**SUPPLIED MATERIAL**:
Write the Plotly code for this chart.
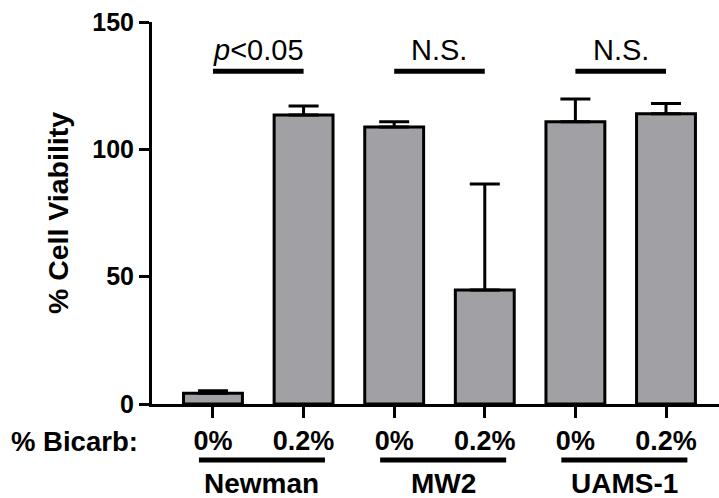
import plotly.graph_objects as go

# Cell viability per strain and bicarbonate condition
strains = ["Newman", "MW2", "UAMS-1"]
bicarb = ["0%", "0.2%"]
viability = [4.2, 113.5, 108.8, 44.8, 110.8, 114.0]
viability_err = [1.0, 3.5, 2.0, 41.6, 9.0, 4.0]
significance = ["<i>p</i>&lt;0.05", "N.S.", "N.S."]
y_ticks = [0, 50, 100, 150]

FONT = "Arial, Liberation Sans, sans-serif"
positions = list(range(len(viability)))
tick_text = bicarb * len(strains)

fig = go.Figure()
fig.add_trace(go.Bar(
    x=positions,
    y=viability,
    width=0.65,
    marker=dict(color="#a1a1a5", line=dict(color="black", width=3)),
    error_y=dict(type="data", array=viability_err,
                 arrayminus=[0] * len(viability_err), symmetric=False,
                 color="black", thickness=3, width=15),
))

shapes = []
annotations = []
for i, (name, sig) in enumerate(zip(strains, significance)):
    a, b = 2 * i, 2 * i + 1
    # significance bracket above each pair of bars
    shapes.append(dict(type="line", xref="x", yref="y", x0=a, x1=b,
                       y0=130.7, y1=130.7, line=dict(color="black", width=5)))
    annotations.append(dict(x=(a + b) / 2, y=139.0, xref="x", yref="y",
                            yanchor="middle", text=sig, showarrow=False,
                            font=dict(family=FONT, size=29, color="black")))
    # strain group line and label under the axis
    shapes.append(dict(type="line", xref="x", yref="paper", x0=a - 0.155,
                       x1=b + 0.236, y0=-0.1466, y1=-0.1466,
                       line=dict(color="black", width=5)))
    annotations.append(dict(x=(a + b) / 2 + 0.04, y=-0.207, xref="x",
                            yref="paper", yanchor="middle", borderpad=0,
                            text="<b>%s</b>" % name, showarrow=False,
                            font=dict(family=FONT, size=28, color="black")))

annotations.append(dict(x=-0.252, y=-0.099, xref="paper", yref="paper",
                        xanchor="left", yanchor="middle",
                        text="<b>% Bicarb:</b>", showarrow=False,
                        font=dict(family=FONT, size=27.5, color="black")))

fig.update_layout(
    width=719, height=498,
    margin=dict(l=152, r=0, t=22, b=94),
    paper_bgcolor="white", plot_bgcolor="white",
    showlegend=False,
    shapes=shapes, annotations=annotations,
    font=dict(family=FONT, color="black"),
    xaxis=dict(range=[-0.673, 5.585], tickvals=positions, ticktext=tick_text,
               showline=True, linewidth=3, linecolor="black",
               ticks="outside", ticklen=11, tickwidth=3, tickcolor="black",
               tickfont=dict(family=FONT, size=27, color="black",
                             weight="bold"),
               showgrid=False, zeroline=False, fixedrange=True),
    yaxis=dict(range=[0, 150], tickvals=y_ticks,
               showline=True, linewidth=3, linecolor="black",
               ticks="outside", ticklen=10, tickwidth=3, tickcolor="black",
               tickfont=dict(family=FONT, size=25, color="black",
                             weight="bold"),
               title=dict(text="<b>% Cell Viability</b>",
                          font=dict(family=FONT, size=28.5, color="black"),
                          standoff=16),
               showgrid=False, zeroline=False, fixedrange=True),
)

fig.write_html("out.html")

**TASK TO COMPLETE**:
Go from the first line of the listing to the line holding "tick_text = bicarb * len(strains)" and, please, transcribe those lines exactly, both included, with no pictures.

**OUTPUT OF THE TASK**:
Write the Plotly code for this chart.
import plotly.graph_objects as go

# Cell viability per strain and bicarbonate condition
strains = ["Newman", "MW2", "UAMS-1"]
bicarb = ["0%", "0.2%"]
viability = [4.2, 113.5, 108.8, 44.8, 110.8, 114.0]
viability_err = [1.0, 3.5, 2.0, 41.6, 9.0, 4.0]
significance = ["<i>p</i>&lt;0.05", "N.S.", "N.S."]
y_ticks = [0, 50, 100, 150]

FONT = "Arial, Liberation Sans, sans-serif"
positions = list(range(len(viability)))
tick_text = bicarb * len(strains)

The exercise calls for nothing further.